Re: Can a child process detect postmaster death when in pg_usleep? - Mailing list pgsql-hackers

From Kyotaro Horiguchi
Subject Re: Can a child process detect postmaster death when in pg_usleep?
Date
Msg-id 20210705.145251.462698229911576780.horikyota.ntt@gmail.com
Whole thread Raw
In response to Re: Can a child process detect postmaster death when in pg_usleep?  (Michael Paquier <michael@paquier.xyz>)
List pgsql-hackers
At Fri, 2 Jul 2021 10:27:21 +0900, Michael Paquier <michael@paquier.xyz> wrote in 
> On Mon, Jun 28, 2021 at 11:01:57AM -0400, Tom Lane wrote:
> > Dunno ... I cannot recall ever having had that as a debugging requirement
> > in a couple of decades worth of PG bug-chasing.  If the postmaster is
> > dying, you generally want to deal with that before bothering with child
> > processes.  Moreover, child processes that don't go awy when the
> > postmaster does are a very nasty problem, because they could screw up
> > subsequent debugging work.
> 
> At the same time, nobody has really complained about this being an
> issue for developer options.  I would tend to wait for more opinions
> before doing anything with the auth_delay GUCs.

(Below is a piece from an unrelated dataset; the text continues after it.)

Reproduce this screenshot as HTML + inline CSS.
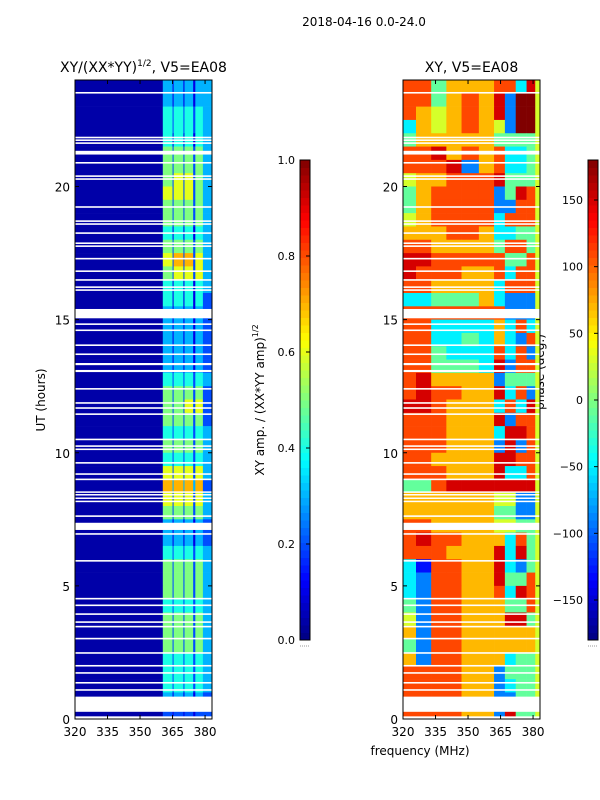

I'm not sure the current behavior is especially useful for debugging,
however, I don't think it is especially useful that children
immediately respond to postmaster's death while the debug-delays,
because anyway children don't respond while debugging (until the
control (or code-pointer) reaches to the point of checking
postmaster's death), and the delays must be very short even if someone
abuses it on production systems. On the other hand, there could be a
discussion as a convention that any user-definable sleep requires to
respond to signals, maybe as Thomas mentioned.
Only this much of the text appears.